___ Dataset excerpt
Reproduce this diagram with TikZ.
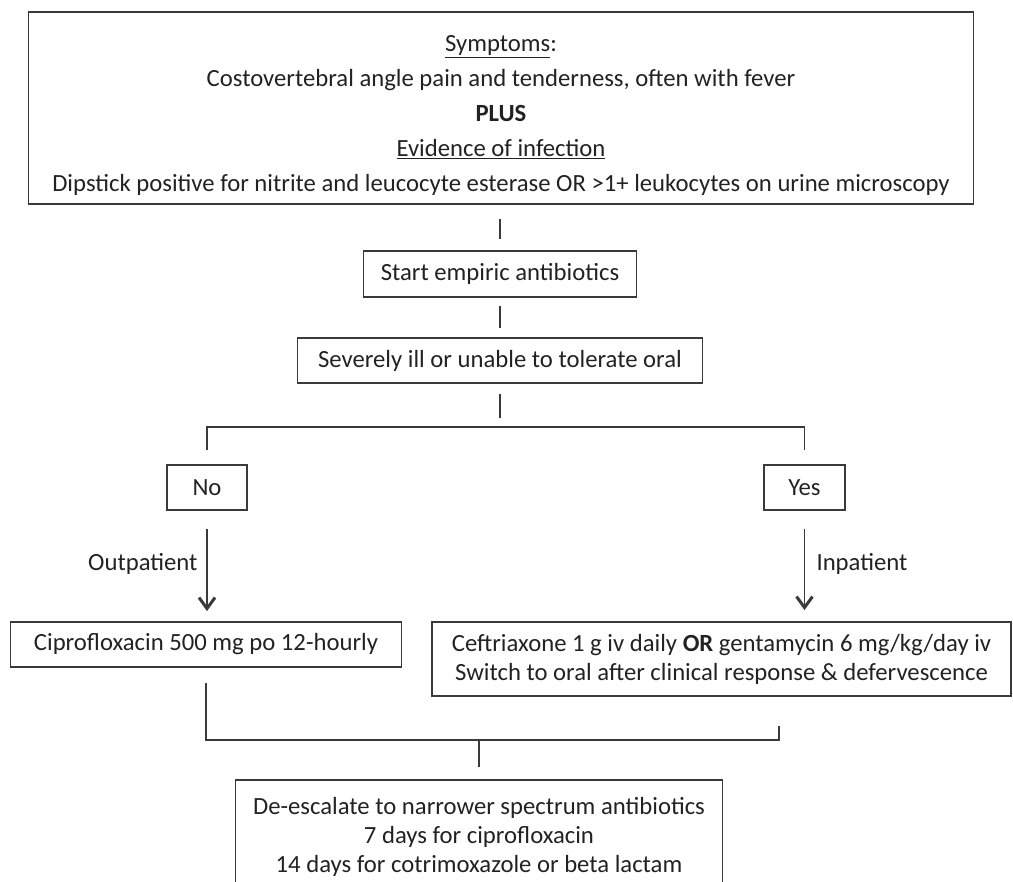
\documentclass[tikz,border=0pt]{standalone}
\usepackage{fontspec}
\setmainfont{Carlito}
\usepackage{xcolor}
\definecolor{ink}{HTML}{222222}
\definecolor{wire}{HTML}{3A3A3A}
\usetikzlibrary{arrows.meta, positioning, calc}

\begin{document}
\begin{tikzpicture}[x=1pt, y=-1pt,
  box/.style={draw=wire, line width=1.8pt, align=center, inner sep=0pt, text=ink},
  link/.style={draw=wire, line width=1.4pt},
  arr/.style={link, -{Straight Barb[length=11pt, width=16pt, line width=3pt]}},
  font=\fontsize{24.7}{29}\selectfont]
  \useasboundingbox (0,0) rectangle (1013,882);
  \clip (0,0) rectangle (1013,882);

  % Criteria
  \node[box, minimum width=945pt, minimum height=192pt] (crit) at (501,108)
    {\rule{0pt}{31pt}\underline{Symptoms}:\\[6pt]
     Costovertebral angle pain and tenderness, often with fever\\[6pt]
     \textbf{PLUS}\\[6pt]
     \underline{Evidence of infection}\\[6pt]
     Dipstick positive for nitrite and leucocyte esterase OR >1+ leukocytes on urine microscopy};

  % Decision steps
  \node[box, minimum width=273pt, minimum height=46pt] (start) at (500,274) {Start empiric antibiotics};
  \node[box, minimum width=405pt, minimum height=45pt] (severe) at (500,360.5) {Severely ill or unable to tolerate oral};
  \node[box, minimum width=80pt, minimum height=45pt] (no) at (207,487.5) {No};
  \node[box, minimum width=81pt, minimum height=45pt] (yes) at (804.5,487.5) {Yes};

  % Treatment
  \node[box, minimum width=391pt, minimum height=45pt] (cipro) at (206,644.5) {Ciprofloxacin 500 mg po 12-hourly};
  \node[box, minimum width=579pt, minimum height=74pt] (ceftri) at (721.5,659)
    {Ceftriaxone 1 g iv daily \textbf{OR} gentamycin 6 mg/kg/day iv\\
     Switch to oral after clinical response \& defervescence};
  \node[box, minimum width=487pt, minimum height=113pt] (final) at (479,836.5)
    {De-escalate to narrower spectrum antibiotics\\
     7 days for ciprofloxacin\\
     14 days for cotrimoxazole or beta lactam};

  % Labels
  \node[anchor=east, text=ink] (outlbl) at (201,564) {Outpatient};
  \node[anchor=west, text=ink] (inlbl) at (813,564) {Inpatient};

  % Connectors
  \coordinate (split) at (500,427);
  \coordinate (merge) at (479,740);
  \coordinate (rjoin) at (779,726);
  \draw[link, shorten <=14pt, shorten >=11pt] (crit.south -| start.north) -- (start.north);
  \draw[link, shorten <=8pt, shorten >=9pt] (start.south) -- (severe.north);
  \draw[link, shorten <=10pt, shorten >=9pt] (severe.south) -- (split);
  \draw[link, shorten <=14pt, shorten >=14pt] (no.north) |- (split) -| (yes.north);
  \draw[arr, shorten <=18pt, shorten >=10pt] (no.south) -- (no.south |- cipro.north);
  \draw[arr, shorten <=18pt, shorten >=11pt] (yes.south) -- (yes.south |- ceftri.north);
  \draw[link, shorten <=15pt] (cipro.south) |- (merge -| rjoin) -- (rjoin);
  \draw[link, shorten >=12pt] (merge) -- (final.north);
\end{tikzpicture}
\end{document}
______
--- What the task requires ---
Without the pictures, copy the material exactly as given.

--- Full response ---
Reproduce this diagram with TikZ.
\documentclass[tikz,border=0pt]{standalone}
\usepackage{fontspec}
\setmainfont{Carlito}
\usepackage{xcolor}
\definecolor{ink}{HTML}{222222}
\definecolor{wire}{HTML}{3A3A3A}
\usetikzlibrary{arrows.meta, positioning, calc}

\begin{document}
\begin{tikzpicture}[x=1pt, y=-1pt,
  box/.style={draw=wire, line width=1.8pt, align=center, inner sep=0pt, text=ink},
  link/.style={draw=wire, line width=1.4pt},
  arr/.style={link, -{Straight Barb[length=11pt, width=16pt, line width=3pt]}},
  font=\fontsize{24.7}{29}\selectfont]
  \useasboundingbox (0,0) rectangle (1013,882);
  \clip (0,0) rectangle (1013,882);

  % Criteria
  \node[box, minimum width=945pt, minimum height=192pt] (crit) at (501,108)
    {\rule{0pt}{31pt}\underline{Symptoms}:\\[6pt]
     Costovertebral angle pain and tenderness, often with fever\\[6pt]
     \textbf{PLUS}\\[6pt]
     \underline{Evidence of infection}\\[6pt]
     Dipstick positive for nitrite and leucocyte esterase OR >1+ leukocytes on urine microscopy};

  % Decision steps
  \node[box, minimum width=273pt, minimum height=46pt] (start) at (500,274) {Start empiric antibiotics};
  \node[box, minimum width=405pt, minimum height=45pt] (severe) at (500,360.5) {Severely ill or unable to tolerate oral};
  \node[box, minimum width=80pt, minimum height=45pt] (no) at (207,487.5) {No};
  \node[box, minimum width=81pt, minimum height=45pt] (yes) at (804.5,487.5) {Yes};

  % Treatment
  \node[box, minimum width=391pt, minimum height=45pt] (cipro) at (206,644.5) {Ciprofloxacin 500 mg po 12-hourly};
  \node[box, minimum width=579pt, minimum height=74pt] (ceftri) at (721.5,659)
    {Ceftriaxone 1 g iv daily \textbf{OR} gentamycin 6 mg/kg/day iv\\
     Switch to oral after clinical response \& defervescence};
  \node[box, minimum width=487pt, minimum height=113pt] (final) at (479,836.5)
    {De-escalate to narrower spectrum antibiotics\\
     7 days for ciprofloxacin\\
     14 days for cotrimoxazole or beta lactam};

  % Labels
  \node[anchor=east, text=ink] (outlbl) at (201,564) {Outpatient};
  \node[anchor=west, text=ink] (inlbl) at (813,564) {Inpatient};

  % Connectors
  \coordinate (split) at (500,427);
  \coordinate (merge) at (479,740);
  \coordinate (rjoin) at (779,726);
  \draw[link, shorten <=14pt, shorten >=11pt] (crit.south -| start.north) -- (start.north);
  \draw[link, shorten <=8pt, shorten >=9pt] (start.south) -- (severe.north);
  \draw[link, shorten <=10pt, shorten >=9pt] (severe.south) -- (split);
  \draw[link, shorten <=14pt, shorten >=14pt] (no.north) |- (split) -| (yes.north);
  \draw[arr, shorten <=18pt, shorten >=10pt] (no.south) -- (no.south |- cipro.north);
  \draw[arr, shorten <=18pt, shorten >=11pt] (yes.south) -- (yes.south |- ceftri.north);
  \draw[link, shorten <=15pt] (cipro.south) |- (merge -| rjoin) -- (rjoin);
  \draw[link, shorten >=12pt] (merge) -- (final.north);
\end{tikzpicture}
\end{document}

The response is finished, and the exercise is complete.